DD: That’s quite a brave aesthetic choice, though: to concentrate on him as a person rather than a musician. I mean, there’s hundred of tapes of his music, but next to none of him being interviewed…
MW: Yeah, yeah… The film is weighted much more heavily on the emotional story of his relationships – with his friends, with Tom, and after his death, the relationship Tom develops with his parents, and the circuitous story, where the film goes from Iowa to NY and back to Iowa structurally, and I thought that check and Tom were captivating to watch on screen: more so than minutiae of music lore. I’ve seen that in music documentaries, I wanted to do something different. There is a real lack of Arthur in this, and there’s no way around that, so it becomes more about handling that absence, looking at how to tell the story through someone else. There’s a real scarcity and absence, which makes the traces even more special.

DD: There’s something ghostly about that absence.
MW: Yeah! There’s something about seeing him on film or in pictures: he’s always looking away, never looking straight at the camera. Or we do these evocative shots in the film with actors in Arthur’s actual clothes.

DD: Is there a connection between your creative process and Arthur’s?
MW: These may be a little esoteric, but my attitude towards filmmaking is to think of the threads of the process, almost like when you’re braiding: obviously sound and image, but with say image, there’s the visual system that’s all VHS, the archival system, the interview system, and so on – and they have to all work in balance. That’s how I think about filmmaking, and I think there are a lot of similarities in music. I was thinking about the process of producing a song and the artistry of producing a song, I really start to understand the stratification of sounds you hear in a complex song… really listening to the actual sound of a song, with lyrics and language as a separate system to the beat and the cello and the effects, and seeing how Arthur braids these parts together.

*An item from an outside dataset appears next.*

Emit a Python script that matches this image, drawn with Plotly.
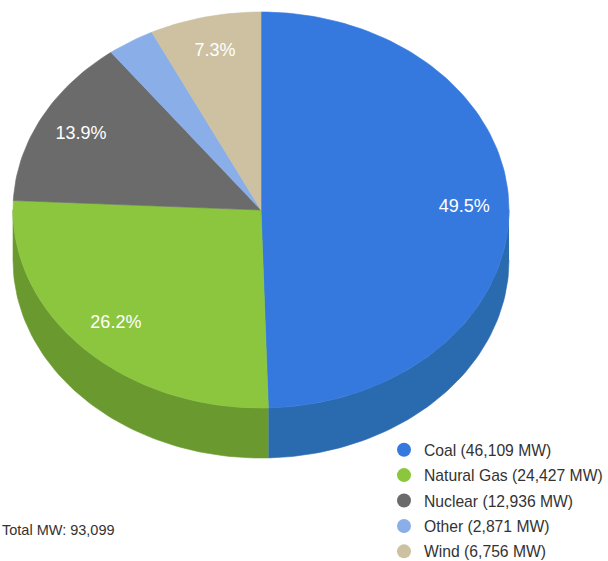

DD: I actually found the landscape shots some of the most moving parts.  What was it like shooting these shots?
MW: Oh, that was really fun! When we shot the cornfield, we strapped a camera onto the side of a car we rented and drove through cornfields, and drove and drove and drove. We got pulled over by the police – it was homeland security thinking we were terrorists – but that’s America for you. It was really beautiful. When you’re not from the Midwest, as I’m not, you have this clichéd picture of what the Midwest looks like and its true: it’s so flat and you can’t see anything – it just goes on and on and on. I wanted this contrast between this deep ocean space and this wide, endless sky and corn. I remember we were in Iowa in this motel in the back of a Walmart, just listening to Arthur’s music with these shots on loop, feeling so pleased. It felt meditative, just seeing the landscape move.

Wild Combination is on at the ICA until 19 October, and out on DVD on Plexi on November 3. Rough Trade are releasing a CD full of Arthur’s lesser-know folk music called Love Is Overtaking Me on the 27th October.